Auf deiner sportlichen Reise hast du einiges erlebt. Was waren die Highlights deiner bisherigen Karriere?
Es gibt unglaublich viele Höhepunkte. Natürlich steht die Olympische Goldmedaille über allem. Ich habe aber bei jedem Verein sehr viele emotionale  Momente erlebt – auch mit dem HSV, als wir vor 16 Jahren den Klassenerhalt in der Bundesliga geschafft haben. Ich habe so viele tolle Menschen und Kulturen kennengelernt und Freundschaften fürs Leben geschlossen. Das ist das wahre Highlight.

Mit all der Erfahrung, die du gesammelt hast: Welche persönlichen Stärken möchtest du bei den HSV-Frauen einbringen?
Ich hoffe, dass ich dem Team mit meiner Erfahrung noch mehr Sicherheit geben kann, aber natürlich möchte ich in erster Linie mit sportlicher Leistung überzeugen und helfen.
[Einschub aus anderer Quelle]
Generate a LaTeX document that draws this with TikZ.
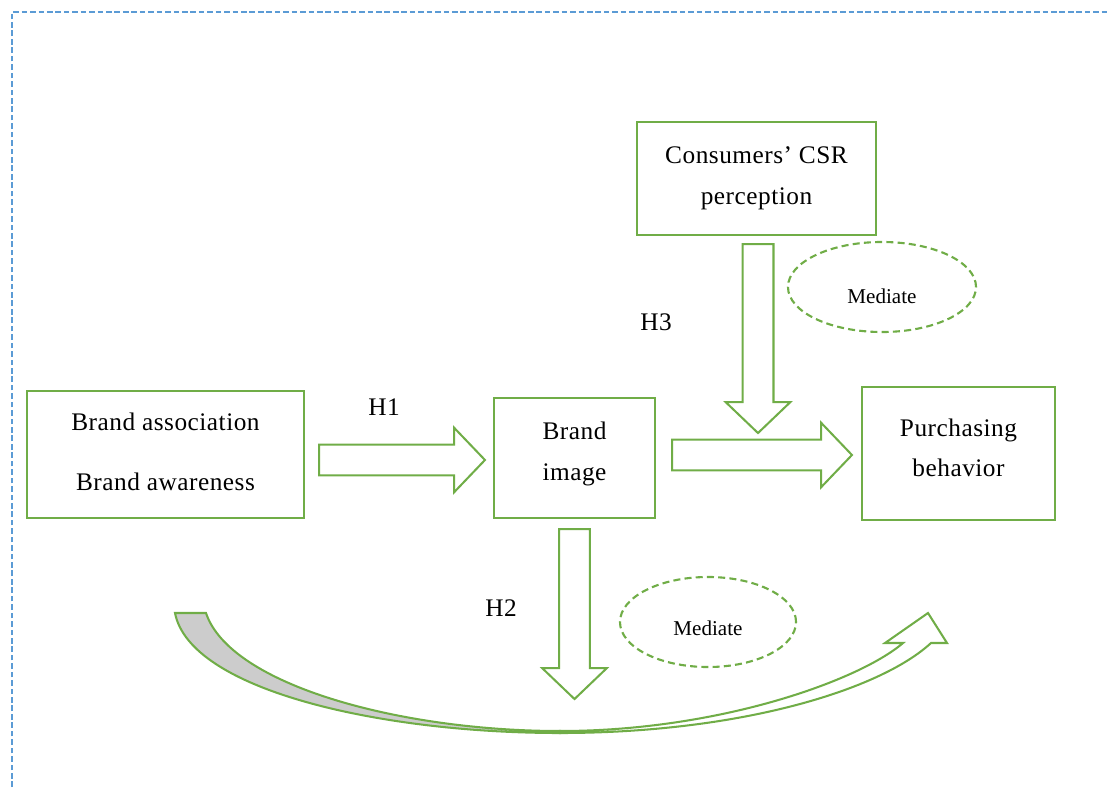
\documentclass[tikz,border=0pt]{standalone}
\usepackage{fontspec}
\setmainfont{Liberation Serif}
\newfontfamily\boxfont{Liberation Serif}[LetterSpace=2]
\usetikzlibrary{calc, positioning, shapes.geometric}
\definecolor{hilight}{RGB}{112,173,71}
\definecolor{frame}{RGB}{91,155,213}
\definecolor{shade}{RGB}{204,204,204}

% block arrow from #1 to #2
\newcommand{\fatarrow}[2]{%
  \draw [fat] let \p1=(#1), \p2=(#2),
    \n1={atan2(\y2-\y1,\x2-\x1)}, \n2={veclen(\x2-\x1,\y2-\y1)} in
    [shift={(\p1)}, rotate=\n1]
    (0pt,-11pt) -- ({\n2-22pt},-11pt) -- ({\n2-22pt},-23pt) -- (\n2,0pt)
    -- ({\n2-22pt},23pt) -- ({\n2-22pt},11pt) -- (0pt,11pt) -- cycle;}

\begin{document}
\begin{tikzpicture}[x=0.025cm, y=-0.025cm]
\tikzstyle{block} = [rectangle, draw=hilight, line width=1.45pt, text=black,
    align=center, font=\boxfont\fontsize{18}{29}\selectfont]
\tikzstyle{fat} = [draw=hilight, line width=1.45pt, fill=white, line join=miter]
\tikzstyle{mediate} = [ellipse, draw=hilight, line width=1.5pt, dash pattern=on 5pt off 3pt,
    inner sep=0pt]
\tikzstyle{medtext} = [font=\fontsize{15}{17}\selectfont]
\tikzstyle{hyp} = [font=\boxfont\fontsize{18}{20}\selectfont]
    \useasboundingbox (0,0) rectangle (1108,787);
    \draw [frame, line width=1.3pt, dash pattern=on 4pt off 2pt] (12,787) -- (12,12) -- (1108,12);

    % Place nodes
    \node [block, minimum width=6.925cm, minimum height=3.175cm, text depth=4pt,
        font=\boxfont\fontsize{18}{42}\selectfont] (assoc) at (165.5,454.5)
        {Brand association\\Brand awareness};
    \node [block, minimum width=4.025cm, minimum height=3cm, text depth=9.5pt] (image)
        at (574.5,458) {Brand\\image};
    \node [block, minimum width=5.975cm, minimum height=2.825cm] (csr) at (756.5,178.5)
        {Consumers’ CSR\\perception};
    \node [block, minimum width=4.825cm, minimum height=3.325cm, text depth=8pt,
        font=\boxfont\fontsize{18}{28}\selectfont] (purch) at (958.5,453.5)
        {Purchasing\\behavior};
    \node [mediate, minimum width=4.7cm, minimum height=2.25cm] (med1) at (882,287) {};
    \node [mediate, minimum width=4.4cm, minimum height=2.25cm] (med2) at (708,622) {};
    \node [medtext] at ($(med1)+(0,9)$) {Mediate};
    \node [medtext] at ($(med2)+(0,6)$) {Mediate};
    \node [hyp] (h1) at (384,407) {H1};
    \node [hyp] (h2) at (501,608) {H2};
    \node [hyp] (h3) at (656,322) {H3};
    \coordinate (meet) at ($(csr.south)+(1.5,197)$);
    \coordinate (low) at ($(image.south)+(0,180)$);

%paths
    \fatarrow{$(assoc.east)+(14,5.5)$}{$(image.west)+(-8,2)$}
    \fatarrow{$(image.east)+(16,-3)$}{$(purch.west)+(-9,1.5)$}
    \fatarrow{$(image.south)+(0,10)$}{low}
    \fatarrow{$(csr.south)+(1.5,8)$}{meet}

    % curved arrow
    \draw [fat, fill=shade] (175,613) .. controls (190,690) and (380,733) .. (560,733)
        -- (560,731) .. controls (400,731) and (230,685) .. (206,613) -- cycle;
    \draw [fat] (560,733) .. controls (740,733) and (880,690) .. (931,643)
        -- (947,643) -- (928,613) -- (885,643) -- (903,643)
        .. controls (860,680) and (720,731) .. (560,731) -- cycle;
\end{tikzpicture}
\end{document}
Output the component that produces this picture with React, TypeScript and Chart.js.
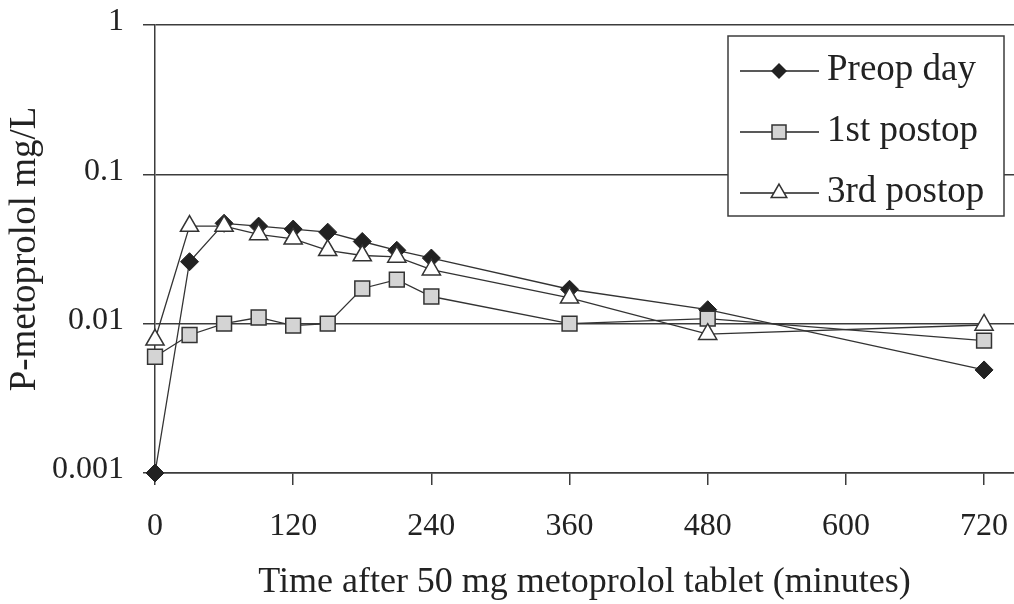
import React, { useEffect, useRef } from 'react';
import { Chart, registerables } from 'chart.js';

Chart.register(...registerables);

// ---- data ----
const times = [0, 30, 60, 90, 120, 150, 180, 210, 240, 360, 480, 720];
const preopDay = [0.001, 0.026, 0.047, 0.045, 0.043, 0.041, 0.0355, 0.031, 0.0275, 0.017, 0.0124, 0.0049];
const firstPostop = [0.006, 0.0084, 0.01, 0.011, 0.0097, 0.01, 0.0172, 0.0197, 0.0152, 0.01, 0.0108, 0.0077];
const thirdPostop = [0.0078, 0.045, 0.045, 0.0396, 0.037, 0.031, 0.0286, 0.028, 0.023, 0.0149, 0.0085, 0.0098];
const seriesLabels = ['Preop day', '1st postop', '3rd postop'];
const xTickValues = [0, 120, 240, 360, 480, 600, 720];
const yTickValues = [0.001, 0.01, 0.1, 1];
const yTickLabels = ['0.001', '0.01', '0.1', '1'];
const xTitle = 'Time after 50 mg metoprolol tablet (minutes)';
const yTitle = 'P-metoprolol mg/L';

const FONT = '"Liberation Serif", "Times New Roman", serif';
const AXIS = '#3c3c3c';

function drawMarker(ctx: CanvasRenderingContext2D, style: string, x: number, y: number) {
  ctx.beginPath();
  if (style === 'rectRot') {
    const r = 8;
    ctx.moveTo(x, y - r);
    ctx.lineTo(x + r, y);
    ctx.lineTo(x, y + r);
    ctx.lineTo(x - r, y);
    ctx.closePath();
    ctx.fillStyle = '#222';
    ctx.fill();
  } else if (style === 'rect') {
    const h = 7;
    ctx.rect(x - h, y - h, 2 * h, 2 * h);
    ctx.fillStyle = '#d4d4d4';
    ctx.fill();
    ctx.lineWidth = 1.5;
    ctx.strokeStyle = '#333';
    ctx.stroke();
  } else {
    const r = 9;
    ctx.moveTo(x, y - r);
    ctx.lineTo(x + r * Math.sin(Math.PI / 3), y + r / 2);
    ctx.lineTo(x - r * Math.sin(Math.PI / 3), y + r / 2);
    ctx.closePath();
    ctx.fillStyle = '#fff';
    ctx.fill();
    ctx.lineWidth = 1.5;
    ctx.strokeStyle = '#333';
    ctx.stroke();
  }
}

const boxLegend = {
  id: 'boxLegend',
  afterDraw(chart: any) {
    const ctx: CanvasRenderingContext2D = chart.ctx;
    const w = 276;
    const h = 180;
    const left = chart.chartArea.right - 10 - w;
    const top = chart.chartArea.top + 11;
    ctx.save();
    ctx.fillStyle = '#fff';
    ctx.fillRect(left, top, w, h);
    ctx.lineWidth = 1.5;
    ctx.strokeStyle = AXIS;
    ctx.strokeRect(left, top, w, h);
    const rowGap = 61;
    chart.data.datasets.forEach((ds: any, i: number) => {
      const ry = top + 35 + i * rowGap;
      ctx.beginPath();
      ctx.moveTo(left + 12, ry);
      ctx.lineTo(left + 91, ry);
      ctx.lineWidth = 1.5;
      ctx.strokeStyle = '#222';
      ctx.stroke();
      drawMarker(ctx, ds.pointStyle, left + 51, ry);
      ctx.fillStyle = '#222';
      ctx.font = `37px ${FONT}`;
      ctx.textBaseline = 'middle';
      ctx.textAlign = 'left';
      ctx.fillText(ds.label, left + 99, ry - 1);
    });
    ctx.restore();
  },
};

export default function App() {
  const ref = useRef<HTMLCanvasElement>(null);
  useEffect(() => {
    document.body.style.margin = '0';
    const canvas = ref.current;
    if (!canvas) return;
    const mk = (vals: number[]) => times.map((t, i) => ({ x: t, y: vals[i] }));
    const chart = new Chart(canvas, {
      type: 'line',
      data: {
        datasets: [
          {
            label: seriesLabels[0],
            data: mk(preopDay),
            borderColor: '#333',
            borderWidth: 1.3,
            pointStyle: 'rectRot',
            pointRadius: 9,
            pointBackgroundColor: '#222',
            pointBorderColor: '#222',
            pointBorderWidth: 1,
            order: 3,
            clip: false,
          },
          {
            label: seriesLabels[1],
            data: mk(firstPostop),
            borderColor: '#333',
            borderWidth: 1.3,
            pointStyle: 'rect',
            pointRadius: 10.5,
            pointBackgroundColor: '#d4d4d4',
            pointBorderColor: '#333',
            pointBorderWidth: 1.5,
            order: 2,
            clip: false,
          },
          {
            label: seriesLabels[2],
            data: mk(thirdPostop),
            borderColor: '#333',
            borderWidth: 1.3,
            pointStyle: 'triangle',
            pointRadius: 10.5,
            pointBackgroundColor: '#fff',
            pointBorderColor: '#333',
            pointBorderWidth: 1.5,
            order: 1,
            clip: false,
          },
        ] as any,
      },
      options: {
        responsive: false,
        animation: false,
        layout: { autoPadding: false, padding: { top: 25, right: 0, left: 0, bottom: 0 } },
        plugins: { legend: { display: false }, tooltip: { enabled: false } },
        scales: {
          x: {
            type: 'linear',
            min: 0,
            max: 746,
            afterBuildTicks: (s: any) => {
              s.ticks = xTickValues.map((v) => ({ value: v }));
            },
            afterFit: (s: any) => {
              s.height = 131;
              s.paddingLeft = 0;
              s.paddingRight = 0;
            },
            grid: { drawOnChartArea: false, drawTicks: true, tickLength: 12, color: AXIS, lineWidth: 1.5 },
            border: { color: AXIS, width: 1.5 },
            ticks: {
              font: { family: FONT, size: 32 },
              color: '#222',
              padding: 22,
              maxRotation: 0,
              autoSkip: false,
              callback: (v: any) => String(v),
            },
            title: {
              display: true,
              text: xTitle,
              font: { family: FONT, size: 36 },
              color: '#222',
              padding: { top: 0, bottom: 0 },
            },
          },
          y: {
            type: 'logarithmic',
            min: 0.001,
            max: 1,
            afterBuildTicks: (s: any) => {
              s.ticks = yTickValues.map((v) => ({ value: v }));
            },
            afterFit: (s: any) => {
              s.width = 155;
              s.paddingTop = 0;
              s.paddingBottom = 0;
            },
            grid: { color: AXIS, lineWidth: 1.5, tickLength: 12, drawTicks: true },
            border: { color: AXIS, width: 1.5 },
            ticks: {
              font: { family: FONT, size: 32 },
              color: '#222',
              padding: 19,
              labelOffset: -3,
              autoSkip: false,
              callback: (v: any) => {
                const idx = yTickValues.findIndex((t) => Math.abs(t - v) / t < 1e-6);
                return idx >= 0 ? yTickLabels[idx] : '';
              },
            },
            title: {
              display: true,
              text: yTitle,
              font: { family: FONT, size: 37 },
              color: '#222',
              padding: { top: 3, bottom: 0 },
            },
          },
        },
      } as any,
      plugins: [boxLegend],
    });
    return () => chart.destroy();
  }, []);
  return <canvas ref={ref} width={1014} height={604} style={{ display: 'block' }} />;
}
Ich kenne durch meine bisherigen Stationen schon ein paar Spielerinnen wie Nina Brüggemann, Jobina Lahr, Jaqueline Dönges und Jolina Zamorano. Der bisherige Saisonverlauf zeigt, was in den Mädels steckt. Der Verein, die Spielerinnen und auch ich haben in dieser Spielzeit noch etwas vor – insofern freue ich mich darauf, das gesamte Team kennenzulernen und dass es endlich los geht.